The most popular "spearhead" of Big Data, right now, appears to be Hadoop. As noted, it provides a distributed file system "veneer" to MapReduce for data-intensive applications (including Hadoop Common that divides nodes into a master coordinator and slave task executors for file-data access, and Hadoop Distributed File System [HDFS] for clustering multiple machines), and therefore allows parallel scaling of transactions against rich-text data such as some social media data. Hadoop operates by dividing a "task" into "sub-tasks" that it hands out redundantly to back-end servers, which all operate in parallel (conceptually, at least) on a common data store.
As it turns out, there are limits even to Hadoop's eventual-consistency type of parallelism. In particular, it now appears that the metadata which supports recombination of the results of "sub-tasks" must itself be "federated" across multiple nodes for both availability and scalability purposes. In fact, Pervasive Software notes that its own investigations show that using multiple-core "scale-up" nodes for the sub-tasks improves performance compared to proliferating yet more distributed single-processor scale-out servers. In other words, the most scalable system, even in Big Data territory, is one that combines strict and eventual consistency, parallelism and concurrency, distributed and scale-up single-system architectures, and NoSQL and relational technologies.

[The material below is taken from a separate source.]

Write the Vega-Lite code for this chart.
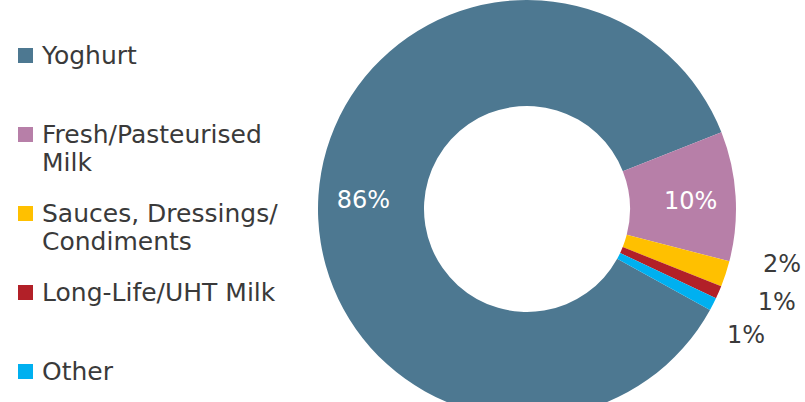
{
  "$schema": "https://vega.github.io/schema/vega-lite/v6.json",
  "width": 444,
  "height": 418,
  "autosize": {"type": "none"},
  "padding": {"left": 305, "top": 0, "right": 56, "bottom": 0},
  "background": "white",
  "data": {
    "values": [
      {"order": 1, "category": "Yoghurt", "share": 86, "label": "86%"},
      {"order": 2, "category": "Fresh/Pasteurised Milk", "share": 10, "label": "10%"},
      {"order": 3, "category": "Sauces, Dressings/Condiments", "share": 2, "label": "2%"},
      {"order": 4, "category": "Long-Life/UHT Milk", "share": 1, "label": "1%"},
      {"order": 5, "category": "Other", "share": 1, "label": "1%"}
    ]
  },
  "transform": [
    {"window": [{"op": "sum", "field": "share", "as": "end"}], "sort": [{"field": "order", "order": "ascending"}], "frame": [null, 0]},
    {"calculate": "datum.end - datum.share", "as": "start"},
    {"calculate": "(datum.start + datum.end) / 2", "as": "mid"}
  ],
  "layer": [
    {
      "mark": {"type": "arc", "outerRadius": 209, "innerRadius": 103},
      "encoding": {
        "theta": {"field": "start", "type": "quantitative", "scale": {"domain": [0, 100], "range": [2.075, 8.3582]}},
        "theta2": {"field": "end"},
        "color": {
          "field": "category",
          "type": "nominal",
          "scale": {
            "domain": ["Yoghurt", "Fresh/Pasteurised Milk", "Sauces, Dressings/Condiments", "Long-Life/UHT Milk", "Other"],
            "range": ["#4D7891", "#B77FA8", "#FFC000", "#B22028", "#00B0F0"]
          },
          "legend": {
            "title": null,
            "orient": "none",
            "legendX": -292,
            "legendY": 43,
            "padding": 0,
            "symbolType": "square",
            "symbolSize": 225,
            "symbolStrokeWidth": 0,
            "labelFont": "DejaVu Sans",
            "labelFontSize": 25,
            "labelColor": "#3A3A3A",
            "labelOffset": 4,
            "labelLimit": 0,
            "labelBaseline": "middle",
            "rowPadding": 25,
            "labelExpr": "datum.label == 'Fresh/Pasteurised Milk' ? ['Fresh/Pasteurised', 'Milk'] : datum.label == 'Sauces, Dressings/Condiments' ? ['Sauces, Dressings/', 'Condiments'] : [datum.label, ' ']"
          }
        }
      }
    },
    {
      "transform": [{"filter": "datum.share >= 10"}],
      "mark": {"type": "text", "radius": 164, "dy": 3, "font": "DejaVu Sans", "fontSize": 24, "fill": "white", "align": "center", "baseline": "middle"},
      "encoding": {
        "theta": {"field": "mid", "type": "quantitative"},
        "text": {"field": "label"}
      }
    },
    {
      "transform": [{"filter": "datum.category == 'Sauces, Dressings/Condiments'"}],
      "mark": {"type": "text", "radius": 261, "thetaOffset": -0.0995, "font": "DejaVu Sans", "fontSize": 24, "fill": "#3A3A3A", "align": "center", "baseline": "middle"},
      "encoding": {
        "theta": {"field": "mid", "type": "quantitative"},
        "text": {"field": "label"}
      }
    },
    {
      "transform": [{"filter": "datum.category == 'Long-Life/UHT Milk'"}],
      "mark": {"type": "text", "radius": 267, "thetaOffset": -0.049, "font": "DejaVu Sans", "fontSize": 24, "fill": "#3A3A3A", "align": "center", "baseline": "middle"},
      "encoding": {
        "theta": {"field": "mid", "type": "quantitative"},
        "text": {"field": "label"}
      }
    },
    {
      "transform": [{"filter": "datum.category == 'Other'"}],
      "mark": {"type": "text", "radius": 253, "thetaOffset": 0.051, "font": "DejaVu Sans", "fontSize": 24, "fill": "#3A3A3A", "align": "center", "baseline": "middle"},
      "encoding": {
        "theta": {"field": "mid", "type": "quantitative"},
        "text": {"field": "label"}
      }
    }
  ],
  "config": {
    "view": {"stroke": null},
    "style": {"guide-label": {"lineHeight": 28}}
  }
}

Solutions like Hadoop are effectively out there "in the cloud" and therefore outside the usual walls of enterprise data centers. Thus, there are fixed and probably permanent physical and organizational boundaries between IT's data stores and those serviced by Hadoop. Moreover, it should be apparent from the above that existing business intelligence and analytics systems will not suddenly convert to Hadoop files and access mechanisms, nor will "mini-Hadoops" suddenly spring up inside the corporate firewall and create havoc with enterprise data governance. The use cases are simply too different.
The remaining boundaries – the ones that should matter to IT buyers – are those between existing relational business intelligence and analytics databases and data stores and Hadoop's file system and files. And here is where "eventual consistency" really matters. The enterprise cannot treat this data as just another business intelligence data source. It differs fundamentally in that the enterprise can be far less sure that the data is current – or even available at all times. So scheduled reporting or business-critical computing based on this data is much more difficult to pull off.
On the other hand, this is data that would otherwise be unavailable for BI or analytics processes – and because of the low-cost approach to building the solution, should be exceptionally low-cost to access. However, pointing the raw data at existing business intelligence tools would be like pointing a fire hose at your mouth, with similarly painful results. Instead, the savvy IT organization will have plans in place to filter the data before it begins to access it.
The Long-Run Bottom Line
The impression given by some marketers is that Hadoop and its ilk are required for Big Data, where Big Data is more broadly defined as most Web-based semi-structured and unstructured data. If that is your impression, I believe it to be untrue. Instead, handling Big Data is likely to require a careful mix of relational and non-relational, data-center and extra-enterprise business intelligence, with relational in-enterprise BI taking the lead role. And as the limits to parallel scalability of Hadoop and the like become more and more evident, the use of SQL-like interfaces and relational databases within Big Data use cases will become more frequent, not less.
Therefore, I believe that Hadoop and its brand of Big Data will always remain a useful but not business-critical adjunct to an overall business intelligence and information management strategy. Instead, users should anticipate that it will take its place alongside relational access to other types of Big Data, and that the key to IT success in Big Data BI will be in intermixing the two in the proper proportions, and with the proper security mechanisms. Hadoop, MapReduce, NoSQL, and Big Data, they're all useful – but only if you pay attention to the relational technology behind the curtain.